▸ **Task**: Write out the listing, please, but only from its first line through the line containing "np.nan, 6680, 4290, np.nan, 3120, 3660, np.nan, 3710]", exactly as given and without pictures.

----

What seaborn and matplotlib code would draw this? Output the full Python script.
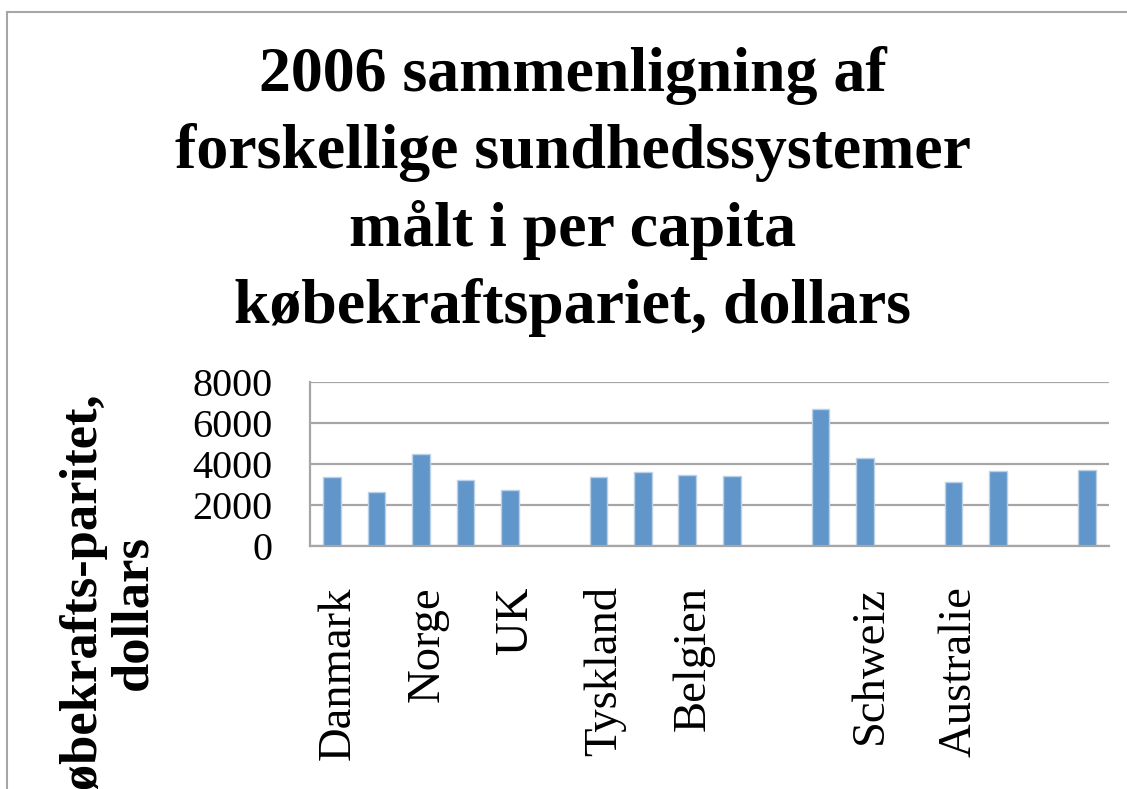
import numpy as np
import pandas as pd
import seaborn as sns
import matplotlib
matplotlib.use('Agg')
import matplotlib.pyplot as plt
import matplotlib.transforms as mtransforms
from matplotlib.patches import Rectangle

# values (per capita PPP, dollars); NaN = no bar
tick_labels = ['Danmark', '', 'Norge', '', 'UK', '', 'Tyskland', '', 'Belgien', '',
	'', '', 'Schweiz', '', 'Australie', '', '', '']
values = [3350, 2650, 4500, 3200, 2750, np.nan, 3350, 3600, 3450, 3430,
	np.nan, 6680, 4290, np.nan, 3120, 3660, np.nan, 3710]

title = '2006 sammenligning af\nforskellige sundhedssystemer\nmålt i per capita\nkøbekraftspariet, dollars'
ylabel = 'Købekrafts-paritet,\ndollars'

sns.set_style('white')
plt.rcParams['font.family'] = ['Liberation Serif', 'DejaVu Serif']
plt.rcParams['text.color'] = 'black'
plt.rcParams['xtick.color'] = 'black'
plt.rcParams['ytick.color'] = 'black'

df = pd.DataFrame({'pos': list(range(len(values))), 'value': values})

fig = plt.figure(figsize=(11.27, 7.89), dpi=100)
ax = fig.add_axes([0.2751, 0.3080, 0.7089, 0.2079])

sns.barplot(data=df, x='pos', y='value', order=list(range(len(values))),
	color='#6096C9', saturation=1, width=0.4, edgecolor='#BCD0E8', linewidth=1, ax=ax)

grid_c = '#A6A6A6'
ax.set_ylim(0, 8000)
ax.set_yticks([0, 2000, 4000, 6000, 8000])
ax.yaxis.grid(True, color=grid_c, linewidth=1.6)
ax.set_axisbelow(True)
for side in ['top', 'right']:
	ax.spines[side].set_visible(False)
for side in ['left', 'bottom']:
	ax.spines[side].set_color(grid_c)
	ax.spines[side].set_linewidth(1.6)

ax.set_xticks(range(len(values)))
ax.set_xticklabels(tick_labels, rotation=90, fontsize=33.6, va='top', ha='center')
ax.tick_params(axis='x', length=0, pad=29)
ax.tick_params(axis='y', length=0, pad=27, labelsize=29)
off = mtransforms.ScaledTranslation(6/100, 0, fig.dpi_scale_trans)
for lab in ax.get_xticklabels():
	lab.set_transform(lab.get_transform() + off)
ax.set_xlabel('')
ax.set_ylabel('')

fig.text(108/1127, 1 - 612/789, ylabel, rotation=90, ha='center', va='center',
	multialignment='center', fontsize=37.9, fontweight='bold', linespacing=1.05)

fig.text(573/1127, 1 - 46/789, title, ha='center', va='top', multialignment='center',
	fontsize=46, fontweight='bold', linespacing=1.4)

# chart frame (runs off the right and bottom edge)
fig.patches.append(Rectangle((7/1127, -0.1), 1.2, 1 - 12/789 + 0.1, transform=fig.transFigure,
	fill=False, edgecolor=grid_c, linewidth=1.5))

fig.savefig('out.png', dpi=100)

----

▸ **Full solution**:
What seaborn and matplotlib code would draw this? Output the full Python script.
import numpy as np
import pandas as pd
import seaborn as sns
import matplotlib
matplotlib.use('Agg')
import matplotlib.pyplot as plt
import matplotlib.transforms as mtransforms
from matplotlib.patches import Rectangle

# values (per capita PPP, dollars); NaN = no bar
tick_labels = ['Danmark', '', 'Norge', '', 'UK', '', 'Tyskland', '', 'Belgien', '',
	'', '', 'Schweiz', '', 'Australie', '', '', '']
values = [3350, 2650, 4500, 3200, 2750, np.nan, 3350, 3600, 3450, 3430,
	np.nan, 6680, 4290, np.nan, 3120, 3660, np.nan, 3710]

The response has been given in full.